No caso de Lúcia, ela afirma que a idade e os avanços dificultam um pouco. “Os idosos têm dificuldade de apertar um botão ali, aqui. Agendar vacina, INSS é difícil. No meu caso, fui entrando nas novas tecnologias quase que automaticamente. Mas prefiro estar com as pessoas, adorava quando tinha a revista impressa”. Cleonice também concorda que a tecnologia tem ajudado a diminuir o contato humano. Para o futuro, ela não duvida que um dia nem aparelho existirá. “Seremos chipados”, ri digitalmente com vários “kkk” para acompanhar.

Enquanto o futuro não chega para tirar à prova as previsões, o passado continua preservado tanto nas memórias de Cleonice, Lúcia e Roseli, quanto em museus e reportagens. Em junho de 2011, o videorrepórter Rodrigo Leitão entrevistou o sexagenário Hélio Forte. Na época, aos 66 anos, Hélio vendia, comprava, consertava, restaurava e também fabricava telefones com design original ou réplicas sob demanda. A trajetória de Hélio mostrava o quanto sua paixão e vaidade com os aparelhos o havia transformado em um “mestre dos telefones”.

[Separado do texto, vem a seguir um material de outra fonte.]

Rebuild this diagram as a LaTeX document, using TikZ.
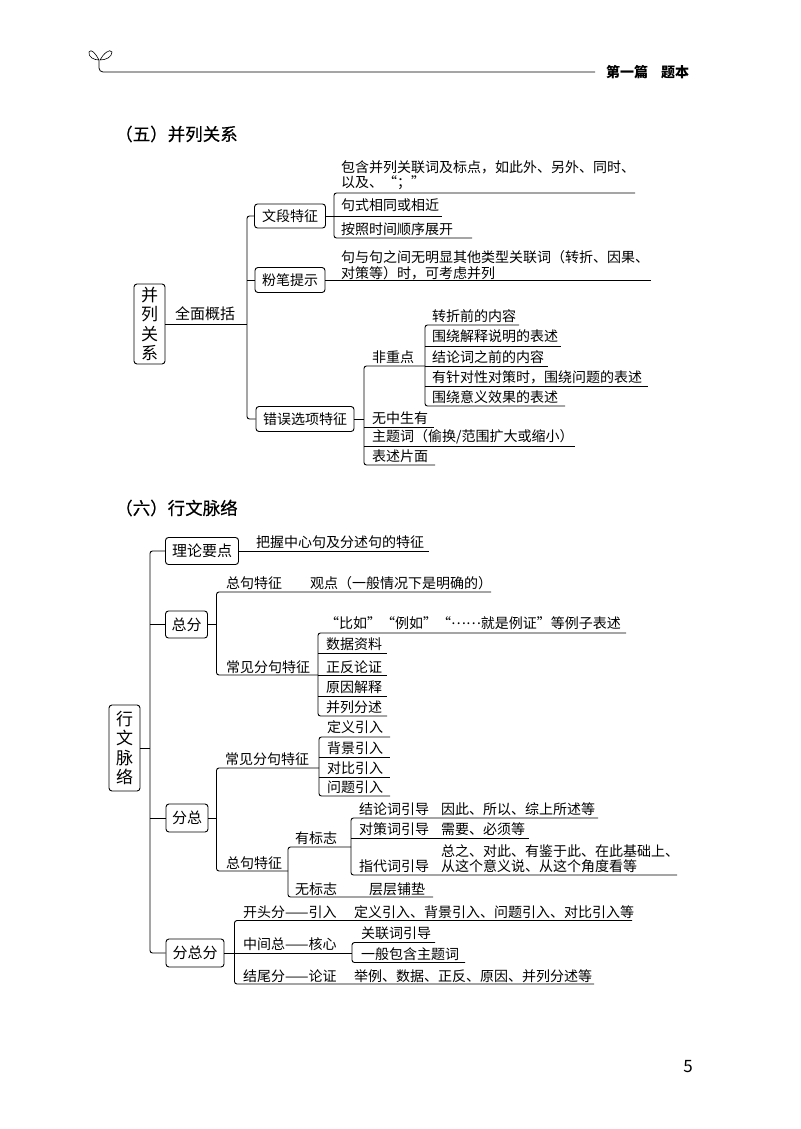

“Os primeiros telefones, de 1880, 1890, vinham muito arrebentados. E meu prazer era restaurar e aprender também, porque mexendo você ficava conhecendo as peças…Hoje eu sou considerado um dos melhores do Brasil”, disse o restaurador na ocasião da entrevista.

Infelizmente, seu Hélio faleceu em 2015 e sua loja em São Paulo foi fechada permanentemente. “Ele já saiu daqui para outro plano. Não deixemos de agradecê-lo de alguma forma”, comenta Rodrigo, na expectativa de que o vídeo que produziu possa contribuir com a memória e homenageá-lo postumamente.